New vehicle sales show signs of recovery

Wednesday, December 2, 2009

Pretoria - New vehicle sales for November show that the market is recovering from the recession, says the National Association of Automobile Manufacturers of South Africa (Naamsa).

"The latest new vehicle sales figures reflected a continuation of the consolidation in the overall sales cycle coincident with the South African economy moving out of recession during the third quarter of 2009," said Naamsa on Wednesday.

It said that aggregate new vehicle sales for November 2009 at 30 019 units reflected a decline of 4 113 vehicles or 12. 1 percent compared to the 34 132 units sold during the corresponding month last year.

The association said that factoring in aggregate vehicle sales reported by the AMH/AAD Group, the year on year decline amounted to 6.3 percent.

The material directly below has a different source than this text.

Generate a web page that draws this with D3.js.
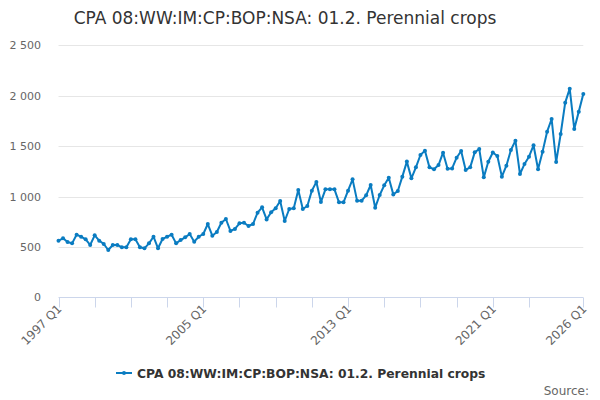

"However, the November sales figures should be seen in the context of the low base in November last year characterised, at the time, by a sharp decline in the domestic market as a result of the onset of the global economic and financial crisis during the last quarter of 2008," said Naamsa.

Of the total Naamsa industry sales of 30 019 vehicles, 76.3 percent or 22 911 units represented dealer/retail sales, 11.8 percent sales to the car rental industry, 6.7 percent sales to government and 5.2 percent sales into auto industry corporate fleets.

While there was a decline in the annual figure, new car sales had registered a year-on-year gain of 1 007 units or an improvement of 4.6 percent.

In November 2009, new car sales had shown a decline of 6.7 percent compared to October 2009.

New light commercial vehicles, bakkies and minibuses at 9 208 units in November reflected a 19.8 percent decline compared to the 11 485 units sold units sold in November 2008. Light commercial vehicle sales reported by the AMH /AAD Group, the year-on-year decline amounted to 2 260 units or 18.6 percent.

Medium and heavy truck sales also saw falls in November with sales of medium commercials at 554 units and sales of heavy commercial vehicles at 940 units. This resulted in declines of 35.4 percent for medium commercials and 44.1 percent in the case of heavy and extra heavy trucks and buses compared to November 2008.

"The continued weakness in medium and heavy truck sales pointed to lower investment spending in the economy," said Naamsa.

Export sales, however, had encouragingly registered further improvement in November this year recording the best monthly performance for the year. This was in line with increased demand for cars in the international markets due to recovery of the economic crisis.

"In the event, November, 2009 industry export sales at 22 969 had recorded an improvement of 2 018 vehicles compared to the 20 951 vehicles exported during the previous month of October, 2009," noted the association.

Additionally the association said that with 11 months of 2009 accounted for, aggregate industry new vehicle sales at 364 812 units reflected a decline of 27.1 percent compared to the 500 562 vehicles sold during the corresponding period last year.

"The latest sales figures reinforced the view that the industry was slowly emerging from the extremely severe recession in the domestic automotive market which had started mid 2006. Any further improvement in the months ahead was likely to be uneven and hesitant off an extremely depressed base," said Naamsa.

It said that the reduction of 500 basis points in interest rates since the end of last year should support a modest recovery in new vehicle sales in 2010.

"The encouraging improvement in export sales over the past few months would provide much needed support to vehicle producers and auto parts suppliers," said the association.

Commenting on the outlook, Standard Bank said passenger car sales had caught up with last year's low sales levels, which have improved annual comparisons.

"We maintain that sales will register between 5 and 8 percent growth in 2010, even though confidence levels are improving and financial duress is subsiding. Demand will be sapped by relatively poor credit records of the past, higher monthly electricity bills and the need to bolster savings following years of over-indebtedness," it said.